──────── Data provided

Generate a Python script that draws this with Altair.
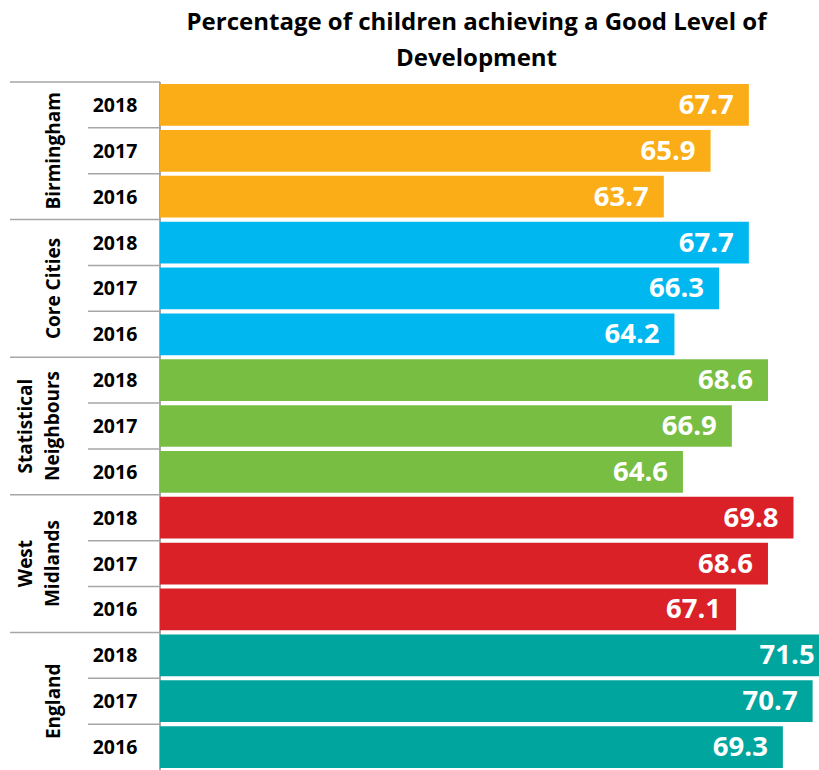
import altair as alt
import pandas as pd

groups = ["Birmingham", "Core Cities", "Statistical Neighbours", "West Midlands", "England"]
group_labels = ["Birmingham", "Core Cities", "Statistical\nNeighbours", "West\nMidlands", "England"]
years = ["2018", "2017", "2016"]
values = {
    "Birmingham": [67.7, 65.9, 63.7],
    "Core Cities": [67.7, 66.3, 64.2],
    "Statistical Neighbours": [68.6, 66.9, 64.6],
    "West Midlands": [69.8, 68.6, 67.1],
    "England": [71.5, 70.7, 69.3],
}
colors = ["#FBAD18", "#00B7EF", "#77BE43", "#DA2128", "#00A59E"]
title_lines = ["Percentage of children achieving a Good Level of", "Development"]

rows = []
for g in groups:
    for y, v in zip(years, values[g]):
        rows.append({"group": g, "year": y, "row": f"{g}|{y}", "value": v})
df = pd.DataFrame(rows)
row_order = list(df["row"])

glab = pd.DataFrame({"group": groups, "label": group_labels,
                     "row": [f"{g}|2017" for g in groups]})
glines = pd.DataFrame({"row": [f"{g}|2018" for g in groups]})
ylines = pd.DataFrame({"row": [f"{g}|{y}" for g in groups for y in ["2017", "2016"]]})

FONT = "Open Sans"
XMIN, XMAX = 40, 71

y_pad = alt.Scale(domain=row_order, paddingInner=0.09, paddingOuter=0.045)
y_flat = alt.Scale(domain=row_order, paddingInner=0, paddingOuter=0)
x_scale = alt.Scale(domain=[XMIN, XMAX], nice=False, zero=False)

base = alt.Chart(df)

bars = base.mark_bar(clip=True).encode(
    x=alt.X("value:Q", scale=x_scale, axis=None),
    y=alt.Y("row:N", scale=y_pad, axis=None),
    color=alt.Color("group:N", scale=alt.Scale(domain=groups, range=colors), legend=None),
)

labels = base.mark_text(align="right", baseline="middle", dx=-15, dy=1, font=FONT,
                        fontWeight="bold", fontSize=27.5, color="white").encode(
    x=alt.X("value:Q", scale=x_scale, axis=None),
    y=alt.Y("row:N", scale=y_pad, axis=None),
    text=alt.Text("value:Q", format=".1f"),
)

year_text = base.mark_text(align="center", baseline="middle", font=FONT,
                           fontWeight="bold", fontSize=19.5, color="black", dy=1).encode(
    x=alt.value(-45),
    y=alt.Y("row:N", scale=y_pad, axis=None),
    text="year:N",
)

label_style = dict(align="center", baseline="bottom", angle=270, font=FONT,
                   fontWeight="bold", fontSize=19, color="black", lineBreak="\n",
                   lineHeight=27)

group_text_single = alt.Chart(glab).transform_filter(
    "indexof(datum.label, '\\n') < 0"
).mark_text(**label_style).encode(
    x=alt.value(-96),
    y=alt.Y("row:N", scale=y_pad, axis=None),
    text="label:N",
)
group_text_multi = alt.Chart(glab).transform_filter(
    "indexof(datum.label, '\\n') >= 0"
).mark_text(**label_style).encode(
    x=alt.value(-124),
    y=alt.Y("row:N", scale=y_pad, axis=None),
    text="label:N",
)

gline = alt.Chart(glines).mark_rule(color="#A6A6A6", strokeWidth=1.5).encode(
    x=alt.value(-150), x2=alt.value(0),
    y=alt.Y("row:N", scale=y_flat, axis=None, bandPosition=0),
)
yline = alt.Chart(ylines).mark_rule(color="#A6A6A6", strokeWidth=1.5).encode(
    x=alt.value(-72), x2=alt.value(0),
    y=alt.Y("row:N", scale=y_flat, axis=None, bandPosition=0),
)
vline = alt.Chart(glines).mark_rule(color="#A6A6A6", strokeWidth=1.5).encode(
    x=alt.value(0), y=alt.value(0), y2=alt.value(688),
)

chart = alt.layer(vline, gline, yline, bars, labels, year_text,
                  group_text_single, group_text_multi).resolve_scale(
    y="independent"
).properties(
    width=659,
    height=688,
    padding={"left": 160, "top": 82, "right": 0, "bottom": 0},
    autosize=alt.AutoSizeParams(type="none"),
    title=alt.TitleParams(text=title_lines, font=FONT, fontSize=24, fontWeight="bold",
                          color="black", anchor="middle", dx=-13, lineHeight=36, offset=10),
).configure_view(stroke=None)

chart.save("out.html", embed_options={"renderer": "svg", "actions": False})
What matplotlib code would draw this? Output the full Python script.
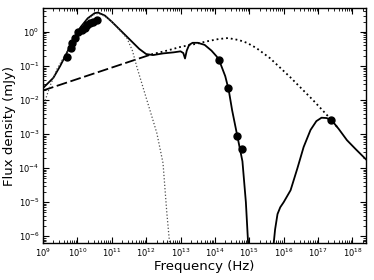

────────────────

● **To do**:
Copy nothing but the lines from the top of the material through the line holding "of children achieving", exactly as written; omit pictures.

● **Response to the exercise**:
Generate a Python script that draws this with Altair.
import altair as alt
import pandas as pd

groups = ["Birmingham", "Core Cities", "Statistical Neighbours", "West Midlands", "England"]
group_labels = ["Birmingham", "Core Cities", "Statistical\nNeighbours", "West\nMidlands", "England"]
years = ["2018", "2017", "2016"]
values = {
    "Birmingham": [67.7, 65.9, 63.7],
    "Core Cities": [67.7, 66.3, 64.2],
    "Statistical Neighbours": [68.6, 66.9, 64.6],
    "West Midlands": [69.8, 68.6, 67.1],
    "England": [71.5, 70.7, 69.3],
}
colors = ["#FBAD18", "#00B7EF", "#77BE43", "#DA2128", "#00A59E"]
title_lines = ["Percentage of children achieving a Good Level of", "Development"]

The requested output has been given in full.